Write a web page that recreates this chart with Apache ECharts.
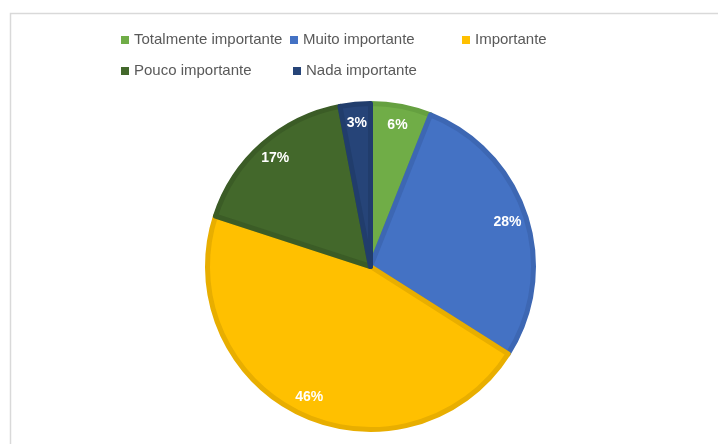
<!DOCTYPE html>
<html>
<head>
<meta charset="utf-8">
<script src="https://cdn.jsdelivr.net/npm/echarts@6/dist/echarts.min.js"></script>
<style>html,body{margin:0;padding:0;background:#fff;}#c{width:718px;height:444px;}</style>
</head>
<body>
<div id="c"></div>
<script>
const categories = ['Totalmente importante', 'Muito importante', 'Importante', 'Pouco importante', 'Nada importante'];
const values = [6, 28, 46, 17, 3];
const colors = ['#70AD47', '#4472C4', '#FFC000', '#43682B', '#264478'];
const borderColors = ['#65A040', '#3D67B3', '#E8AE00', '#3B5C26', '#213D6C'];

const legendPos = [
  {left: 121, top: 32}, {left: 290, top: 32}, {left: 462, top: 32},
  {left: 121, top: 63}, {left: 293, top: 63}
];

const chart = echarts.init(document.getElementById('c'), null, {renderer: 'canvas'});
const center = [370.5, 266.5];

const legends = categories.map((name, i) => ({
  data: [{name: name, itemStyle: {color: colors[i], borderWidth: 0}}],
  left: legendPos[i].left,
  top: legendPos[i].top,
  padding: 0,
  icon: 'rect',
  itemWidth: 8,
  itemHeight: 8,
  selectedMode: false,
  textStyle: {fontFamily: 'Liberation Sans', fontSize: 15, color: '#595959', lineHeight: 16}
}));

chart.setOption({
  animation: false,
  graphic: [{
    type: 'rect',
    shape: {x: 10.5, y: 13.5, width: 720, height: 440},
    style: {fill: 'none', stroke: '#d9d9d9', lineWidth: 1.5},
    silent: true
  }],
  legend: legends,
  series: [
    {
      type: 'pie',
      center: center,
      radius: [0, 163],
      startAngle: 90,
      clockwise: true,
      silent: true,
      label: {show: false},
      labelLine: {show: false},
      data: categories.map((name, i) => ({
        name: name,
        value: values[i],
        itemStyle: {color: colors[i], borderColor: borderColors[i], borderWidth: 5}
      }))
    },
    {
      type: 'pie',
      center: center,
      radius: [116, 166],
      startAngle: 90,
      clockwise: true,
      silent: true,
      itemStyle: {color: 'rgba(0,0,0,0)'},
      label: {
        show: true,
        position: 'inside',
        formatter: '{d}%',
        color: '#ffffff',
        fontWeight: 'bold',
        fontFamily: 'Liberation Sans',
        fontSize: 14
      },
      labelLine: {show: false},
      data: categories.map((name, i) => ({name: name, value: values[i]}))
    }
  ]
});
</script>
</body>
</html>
-- -- --
Reproduce each line word for word and drop the pictures.

Write a web page that recreates this chart with Apache ECharts.
<!DOCTYPE html>
<html>
<head>
<meta charset="utf-8">
<script src="https://cdn.jsdelivr.net/npm/echarts@6/dist/echarts.min.js"></script>
<style>html,body{margin:0;padding:0;background:#fff;}#c{width:718px;height:444px;}</style>
</head>
<body>
<div id="c"></div>
<script>
const categories = ['Totalmente importante', 'Muito importante', 'Importante', 'Pouco importante', 'Nada importante'];
const values = [6, 28, 46, 17, 3];
const colors = ['#70AD47', '#4472C4', '#FFC000', '#43682B', '#264478'];
const borderColors = ['#65A040', '#3D67B3', '#E8AE00', '#3B5C26', '#213D6C'];

const legendPos = [
  {left: 121, top: 32}, {left: 290, top: 32}, {left: 462, top: 32},
  {left: 121, top: 63}, {left: 293, top: 63}
];

const chart = echarts.init(document.getElementById('c'), null, {renderer: 'canvas'});
const center = [370.5, 266.5];

const legends = categories.map((name, i) => ({
  data: [{name: name, itemStyle: {color: colors[i], borderWidth: 0}}],
  left: legendPos[i].left,
  top: legendPos[i].top,
  padding: 0,
  icon: 'rect',
  itemWidth: 8,
  itemHeight: 8,
  selectedMode: false,
  textStyle: {fontFamily: 'Liberation Sans', fontSize: 15, color: '#595959', lineHeight: 16}
}));

chart.setOption({
  animation: false,
  graphic: [{
    type: 'rect',
    shape: {x: 10.5, y: 13.5, width: 720, height: 440},
    style: {fill: 'none', stroke: '#d9d9d9', lineWidth: 1.5},
    silent: true
  }],
  legend: legends,
  series: [
    {
      type: 'pie',
      center: center,
      radius: [0, 163],
      startAngle: 90,
      clockwise: true,
      silent: true,
      label: {show: false},
      labelLine: {show: false},
      data: categories.map((name, i) => ({
        name: name,
        value: values[i],
        itemStyle: {color: colors[i], borderColor: borderColors[i], borderWidth: 5}
      }))
    },
    {
      type: 'pie',
      center: center,
      radius: [116, 166],
      startAngle: 90,
      clockwise: true,
      silent: true,
      itemStyle: {color: 'rgba(0,0,0,0)'},
      label: {
        show: true,
        position: 'inside',
        formatter: '{d}%',
        color: '#ffffff',
        fontWeight: 'bold',
        fontFamily: 'Liberation Sans',
        fontSize: 14
      },
      labelLine: {show: false},
      data: categories.map((name, i) => ({name: name, value: values[i]}))
    }
  ]
});
</script>
</body>
</html>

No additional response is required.